LH: Yes, I remember the day so clearly. There is something about being behind a camera that makes you remember all of the details so vividly. I arrived at his studio, which was on the first floor while his bedroom was on the second. Basquiat, being the celebrity he was at the time, was with this beautiful blonde bombshell, plus his studio manager. I dressed him in an Armani suit that I found in his closet. I decided to keep him shoeless because I was annoyed that he was not ready for the photo shoot. At the time, he was getting so much press as a young artist. When we got into Basquiat's studio, I placed some of the works but I wanted him interacting with the pieces. You have to remember that, at the time, he was not who he is today. He wasn't selling for millions, but he did have a great gallery. He's one of my favorite artists. It was his prime in terms of work.

I photographed Basquiat twice, once for The New York Times Magazine and a second time with Andy Warhol, which was done about six months after I shot him with Flexible.

He wasn't selling for millions, but he did have a great gallery...It was his prime in terms of work.

Photograph of Jean-Michel Basquiat for The New York Times Magazine (cover), February 10, 1985. Image Lizzie Himmel, Artwork © The Estate of Jean-Michel Basquiat/ADAGP, Paris/ARS, New York 2018

RM: What did you think of the studio space?

LH: As any photographer who does a cover, I tried to consider the fact that there's going to be typeface on it. I love Flexible but it was a little too strong to hold a lot of typeface on the page. The box and Basquiat were a really good combination because I loved the three-dimensionality quality of the box versus the paintings. There weren't a lot of objects and I wanted him on top of an artwork.

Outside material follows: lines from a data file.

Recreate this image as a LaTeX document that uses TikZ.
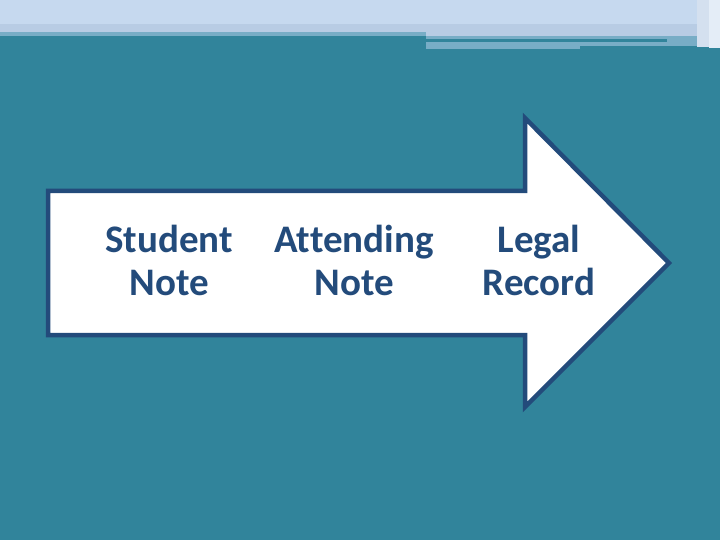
\documentclass[tikz,border=0pt]{standalone}
\usepackage{fontspec}
\setmainfont[Ligatures={NoCommon}]{Carlito}
\usepackage{tikz}
\usetikzlibrary{positioning}

\definecolor{slideteal}{HTML}{31849B}
\definecolor{bandlight}{HTML}{C6D9EF}
\definecolor{bandmid}{HTML}{B8CCE4}
\definecolor{bandteal}{HTML}{78ADC6}
\definecolor{arrowblue}{HTML}{234B7B}
\definecolor{edgewhite}{HTML}{E4EDF7}

\begin{document}
\begin{tikzpicture}[x=1pt, y=-1pt]
    % Define styles
    \tikzset{stage/.style={text=arrowblue, font=\fontsize{39}{43}\selectfont\bfseries, align=center, inner sep=0pt}}
    \tikzset{bigarrow/.style={draw=arrowblue, line width=4.5pt, fill=white, line join=miter}}

    % Background
    \fill[slideteal] (0,0) rectangle (720,540);
    \useasboundingbox (0,0) rectangle (720,540);

    % Top band
    \fill[bandlight] (0,0) rectangle (720,24);
    \fill[bandmid] (0,24) rectangle (720,32);
    \fill[bandteal] (0,32) rectangle (426,36);
    \fill[bandmid] (426,32) rectangle (700,36);
    \fill[bandteal] (426,36) rectangle (700,46);
    \fill[slideteal] (426,39) rectangle (667,42);
    \fill[slideteal] (580,46) rectangle (700,49);
    \fill[bandteal] (426,46) rectangle (580,49);
    \fill[bandmid!60!white] (697,0) rectangle (709,47);
    \fill[edgewhite] (709,0) rectangle (720,48);

    % Arrow
    \draw[bigarrow] (48,191) -- (525,191) -- (525,118) -- (669,263)
        -- (525,407) -- (525,335) -- (48,335) -- cycle;

    % Stages
    \node[stage] (student) at (169,260) {Student\\Note};
    \node[stage] (attending) at (354,260) {Attending\\Note};
    \node[stage] (legal) at (539,260) {Legal\\Record};
\end{tikzpicture}
\end{document}
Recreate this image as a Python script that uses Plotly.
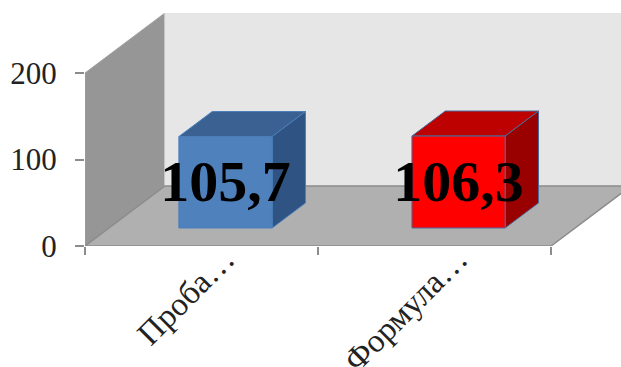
import plotly.graph_objects as go

# Chart data
categories = ["Проба…", "Формула…"]
values = [105.7, 106.3]
value_labels = ["105,7", "106,3"]
y_ticks = [0, 100, 200]

# Pseudo-3D box styling
front_colors = ["#4f81bd", "#ff0000"]
top_colors = ["#3a6191", "#bd0000"]
side_colors = ["#2f5382", "#990000"]
edge_colors = ["#4a7ebb", "#4a6a9c"]
WALL_SIDE = "#969696"
WALL_BACK = "#e6e6e6"
FLOOR = "#b0b0b0"
EDGE = "#8c8c8c"

# Oblique projection: depth 0..1 shifts a point right and up in axis units
DEPTH_X = 0.343
DEPTH_Y = 69.4
BAR_WIDTH = 0.4
BAR_NEAR = 0.3
BAR_FAR = 0.717
SPAN = len(categories)
VALUE_MAX = 200
LABEL_NUDGE = 5


def project(x, v, d):
    return x + DEPTH_X * d, v + DEPTH_Y * d


def face(points, fill, line, width=1.0):
    xy = [project(*p) for p in points + points[:1]]
    return go.Scatter(
        x=[p[0] for p in xy], y=[p[1] for p in xy],
        mode="lines", fill="toself", fillcolor=fill,
        line=dict(color=line, width=width), hoverinfo="skip", showlegend=False,
    )


fig = go.Figure()

# Walls and floor
fig.add_trace(face([(0, 0, 0), (0, VALUE_MAX, 0), (0, VALUE_MAX, 1), (0, 0, 1)], WALL_SIDE, "#a0a0a0"))
fig.add_trace(face([(0, 0, 1), (0, VALUE_MAX, 1), (SPAN, VALUE_MAX, 1), (SPAN, 0, 1)], WALL_BACK, "#e0e0e0"))
fig.add_trace(face([(0, 0, 0), (SPAN, 0, 0), (SPAN, 0, 1), (0, 0, 1)], FLOOR, EDGE, 1.5))

# One box per category
for i, v in enumerate(values):
    x0 = i + 0.5 - BAR_WIDTH / 2
    x1 = i + 0.5 + BAR_WIDTH / 2
    edge = edge_colors[i]
    fig.add_trace(face([(x0, v, BAR_NEAR), (x1, v, BAR_NEAR), (x1, v, BAR_FAR), (x0, v, BAR_FAR)], top_colors[i], edge))
    fig.add_trace(face([(x1, 0, BAR_NEAR), (x1, v, BAR_NEAR), (x1, v, BAR_FAR), (x1, 0, BAR_FAR)], side_colors[i], edge))
    fig.add_trace(face([(x0, 0, BAR_NEAR), (x1, 0, BAR_NEAR), (x1, v, BAR_NEAR), (x0, v, BAR_NEAR)], front_colors[i], edge))

# Value labels centred on the front faces
label_xy = [project(i + 0.5, v / 2 - LABEL_NUDGE, BAR_NEAR) for i, v in enumerate(values)]
fig.add_trace(go.Scatter(
    x=[p[0] for p in label_xy], y=[p[1] for p in label_xy],
    mode="text", text=value_labels, textposition="middle center",
    textfont=dict(family="Liberation Serif", size=58, color="#000000", weight="bold"),
    hoverinfo="skip", showlegend=False, cliponaxis=False,
))

fig.update_layout(
    width=621, height=367,
    margin=dict(l=85, r=0, t=13, b=121),
    paper_bgcolor="white", plot_bgcolor="white",
    showlegend=False,
    font=dict(family="Liberation Serif", color="#222222"),
    xaxis=dict(
        range=[0, 2.3], showgrid=False, zeroline=False, automargin=False,
        showline=False,
        tickmode="array", tickvals=[i + 0.6 for i in range(SPAN)], ticktext=categories,
        tickangle=-45, ticks="", tickfont=dict(size=33), ticklabelstandoff=-14,
        minor=dict(ticks="outside", ticklen=8, tickwidth=1.5, tickcolor=EDGE, tick0=0, dtick=1, showgrid=False),
    ),
    yaxis=dict(
        range=[0, VALUE_MAX + DEPTH_Y], showgrid=False, zeroline=False, automargin=False,
        showline=False,
        tickmode="array", tickvals=y_ticks, ticks="outside", ticklen=9, tickwidth=1.5,
        tickcolor=EDGE, tickfont=dict(size=31), ticklabelstandoff=12,
    ),
)

fig.write_html("out.html", config=dict(displayModeBar=False))
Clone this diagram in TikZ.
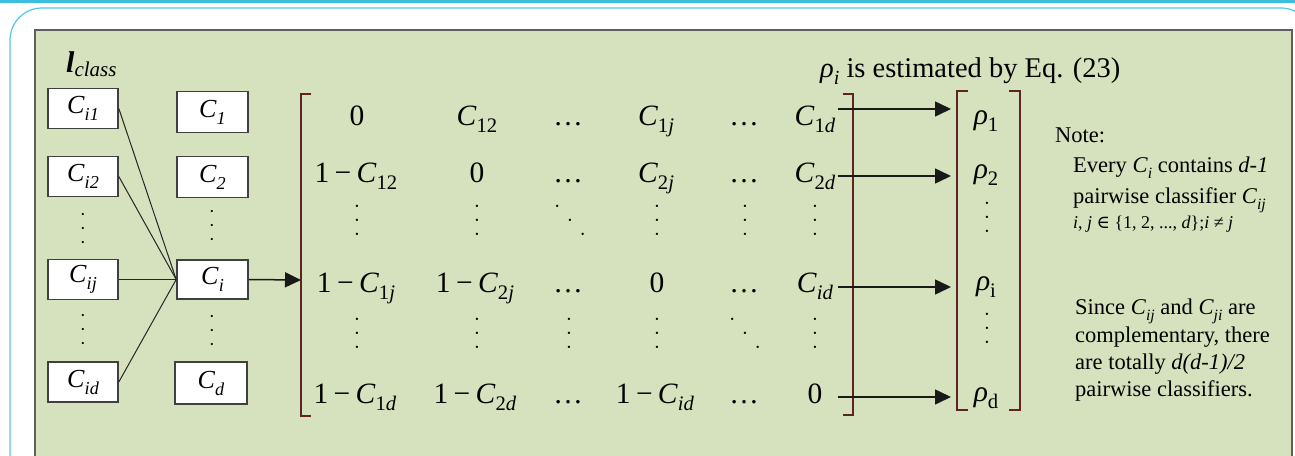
\documentclass[tikz,border=0pt]{standalone}
\usepackage{fontspec}
\setmainfont{Liberation Serif}
\newfontfamily\dvs{DejaVu Serif}
\usetikzlibrary{arrows.meta}
\definecolor{cyanline}{RGB}{60,190,225}
\definecolor{cyanbox}{RGB}{80,200,232}
\definecolor{panel}{RGB}{214,225,189}
\definecolor{panelborder}{RGB}{95,95,95}
\definecolor{brkcol}{RGB}{95,35,35}
\makeatletter
\newcommand\sbx[1]{\raisebox{-0.27em}{\fontsize{\fpeval{0.7*\f@size}}{1}\selectfont #1}}
\makeatother
\newcommand\omc{1\hspace{0.18em}−\hspace{0.18em}}
\newcommand\vdts{\hbox{\raisebox{14pt}{•}\llap{•}\llap{\raisebox{-14pt}{•}}}}
\newcommand\ddts{\hbox{\raisebox{14pt}{•}\kern9.5pt•\kern9.5pt\raisebox{-14pt}{•}}}
\begin{document}
\begin{tikzpicture}[x=1pt,y=-1pt,
  box/.style={draw=black!75, line width=1.6pt, fill=white, minimum width=70pt, minimum height=40pt, inner sep=0pt, font=\fontsize{26}{26}\selectfont},
  mx/.style={anchor=base, inner sep=0pt, font=\fontsize{29.5}{30}\selectfont},
  vd/.style={anchor=center, inner sep=0pt, font=\fontsize{9.5}{10}\selectfont},
  vds/.style={anchor=center, inner sep=0pt, font=\fontsize{9}{10}\selectfont},
  brk/.style={draw=brkcol, line width=1.4pt},
  ln/.style={draw=black!85, line width=1pt},
  arr/.style={draw=black!90, line width=1.5pt, -{Triangle[length=16pt,width=15pt]}},
  nt/.style={anchor=base west, inner sep=0pt, font=\fontsize{22.5}{24}\selectfont},
]
\useasboundingbox (0,0) rectangle (1295,455);
\clip (0,0) rectangle (1295,455);
\fill[white] (0,0) rectangle (1295,455);
% frames
\fill[cyanline] (0,0) rectangle (1295,3);
\draw[cyanbox, line width=1.2pt, rounded corners=32pt, fill=white] (10,480) -- (10,8) -- (1313,8) -- (1313,480);
\draw[panelborder, line width=2pt, fill=panel] (35,30) rectangle (1292,480);

% title labels
\node[anchor=base west, inner sep=0pt] (lcl) at (66,72) {{\fontsize{30}{30}\selectfont\bfseries\itshape l}\raisebox{-4pt}{\fontsize{21}{21}\selectfont\itshape class}};
\node[anchor=base west, inner sep=0pt, font=\fontsize{28.5}{30}\selectfont] (title) at (820,77) {\textit{ρ}\sbx{\textit{i}} is estimated by Eq. (23)};

% left boxes
\node[box] (ci1) at (83,108.5) {\textit{C}\sbx{\textit{i1}}};
\node[box] (ci2) at (83,176.5) {\textit{C}\sbx{\textit{i2}}};
\node[box] (cij) at (83,279.5) {\textit{C}\sbx{\textit{ij}}};
\node[box] (cid) at (83,382) {\textit{C}\sbx{\textit{id}}};
\node[vds] (ldA) at (83,229) {\vdts};
\node[vds] (ldB) at (83,330) {\vdts};
% middle boxes
\node[box, minimum width=71pt, minimum height=41pt] (c1) at (212.5,112) {\textit{C}\sbx{\textit{1}}};
\node[box, minimum width=71pt, minimum height=41pt] (c2) at (212.5,177) {\textit{C}\sbx{\textit{2}}};
\node[box, minimum width=71pt, minimum height=39pt] (ci) at (212.5,279.5) {\textit{C}\sbx{\textit{i}}};
\node[box, minimum width=72pt, minimum height=42pt] (cd) at (211,383) {\textit{C}\sbx{\textit{d}}};
\node[vds] (mdA) at (212,226) {\vdts};
\node[vds] (mdB) at (212,331) {\vdts};

\draw[ln] (ci1.east) -- (ci.west);
\draw[ln] (ci2.east) -- (ci.west);
\draw[ln] (cij.east) -- (ci.west);
\draw[ln] (cid.east) -- (ci.west);

% matrix brackets
\draw[brk] (311,94) -- (301,94) -- (301,416) -- (311,416);
\draw[brk] (843,94) -- (853,94) -- (853,415) -- (843,415);
\coordinate (mL) at (301,280);
\draw[arr] (ci.east) -- (mL);

% matrix entries
\node[mx] (m11) at (357,125) {0};
\node[mx] (m12) at (477,125) {\textit{C}\sbx{12}};
\node[mx] (m13) at (568,125) {…};
\node[mx] (m14) at (656,125) {\textit{C}\sbx{1\textit{j}}};
\node[mx] (m15) at (744,125) {…};
\node[mx] (m16) at (815,125) {\textit{C}\sbx{1\textit{d}}};

\node[mx] (m21) at (356,182) {\omc\textit{C}\sbx{12}};
\node[mx] (m22) at (477,182) {0};
\node[mx] (m23) at (568,182) {…};
\node[mx] (m24) at (656,182) {\textit{C}\sbx{2\textit{j}}};
\node[mx] (m25) at (744,182) {…};
\node[mx] (m26) at (815,182) {\textit{C}\sbx{2\textit{d}}};

\node[vd] (m31) at (357,221) {\vdts};
\node[vd] (m32) at (477,221) {\vdts};
\node[vd] (m33) at (570,221) {\ddts};
\node[vd] (m34) at (657,221) {\vdts};
\node[vd] (m35) at (745,221) {\vdts};
\node[vd] (m36) at (815,221) {\vdts};

\node[mx] (m41) at (356,292) {\omc\textit{C}\sbx{1\textit{j}}};
\node[mx] (m42) at (475,292) {\omc\textit{C}\sbx{2\textit{j}}};
\node[mx] (m43) at (568,292) {…};
\node[mx] (m44) at (657,292) {0};
\node[mx] (m45) at (744,292) {…};
\node[mx] (m46) at (815,292) {\textit{C}\sbx{\textit{id}}};

\node[vd] (m51) at (357,334) {\vdts};
\node[vd] (m52) at (477,334) {\vdts};
\node[vd] (m53) at (569,334) {\vdts};
\node[vd] (m54) at (657,334) {\vdts};
\node[vd] (m55) at (745,334) {\ddts};
\node[vd] (m56) at (815,334) {\vdts};

\node[mx] (m61) at (355,403) {\omc\textit{C}\sbx{1\textit{d}}};
\node[mx] (m62) at (475,403) {\omc\textit{C}\sbx{2\textit{d}}};
\node[mx] (m63) at (568,403) {…};
\node[mx] (m64) at (655,403) {\omc\textit{C}\sbx{\textit{id}}};
\node[mx] (m65) at (744,403) {…};
\node[mx] (m66) at (815,403) {0};

% rho vector
\draw[brk] (968,91) -- (957,91) -- (957,410) -- (968,410);
\draw[brk] (1009,91) -- (1020,91) -- (1020,410) -- (1009,410);
\node[mx] (r1) at (986,124) {\textit{ρ}\sbx{1}};
\node[mx] (r2) at (986,178) {\textit{ρ}\sbx{2}};
\node[vd] (r3) at (987,218) {\vdts};
\node[mx] (r4) at (986,290) {\textit{ρ}\sbx{i}};
\node[vd] (r5) at (987,329) {\vdts};
\node[mx] (r6) at (986,401) {\textit{ρ}\sbx{d}};

\coordinate (a1) at (838,109); \coordinate (b1) at (951,109);
\coordinate (a2) at (838,176); \coordinate (b2) at (951,176);
\coordinate (a3) at (838,287); \coordinate (b3) at (951,287);
\coordinate (a4) at (838,397); \coordinate (b4) at (951,397);
\draw[arr] (a1) -- (b1);
\draw[arr] (a2) -- (b2);
\draw[arr] (a3) -- (b3);
\draw[arr] (a4) -- (b4);

% notes
\node[nt] (n0) at (1055,142) {Note:};
\node[nt] (n1) at (1073,172) {Every \textit{C}\sbx{\textit{i}} contains \textit{d-1}};
\node[nt] (n2) at (1073,203) {pairwise classifier \textit{C}\sbx{\textit{ij}}};
\node[nt, font=\fontsize{18}{20}\selectfont] (n3) at (1073,228) {\textit{i}, \textit{j} {\dvs ∈} \{1, 2, ..., \textit{d}\};\textit{i} ≠ \textit{j}};
\node[nt] (n4) at (1075,314) {Since \textit{C}\sbx{\textit{ij}} and \textit{C}\sbx{\textit{ji}} are};
\node[nt] (n5) at (1075,342) {complementary, there};
\node[nt] (n6) at (1075,369) {are totally \textit{d(d-1)/2}};
\node[nt] (n7) at (1075,396) {pairwise classifiers.};
\end{tikzpicture}
\end{document}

RM: When you google Basquiat, your pictures are the first ones that come up. They seem to have become synonymous with the artist. How does that make you feel?

LH: I understand that and it is absolutely crazy. It does make me a little uncomfortable since I've done so much work in my life that I am really proud of. It is the picture that's associated with my name...When he died there weren't many photos of him other those from The New York Times Magazine...I photographed a lot of important people who were also Times covers.

But he died really young, and there was nobody else who photographed him that much except his girlfriends.

Jean-Michel Basquiat Flexible, 1984. Acrylic and oilstick on wood. Signed with the artist's initials, titled and dated ""FLEXIBLE" JMB 1984" on the reverse. This work will be offered in our New York Evening Sale of 20th Century & Contemporary Art on 17 May 2018.

RM: How would you describe Basquiat's work?

LH: His work was very graphic. It was very political for its time. I think they're incredibly bold and interesting. I think that he's a great painter. I think that the paintings themselves become beautiful fields of work. Besides all the words, he was really conscious of color. He's really conscious to form, you know.

When I first walked into his studio for The New York Times shoot, I loved seeing his works in person because it felt very different from seeing them in a gallery setting. They were big!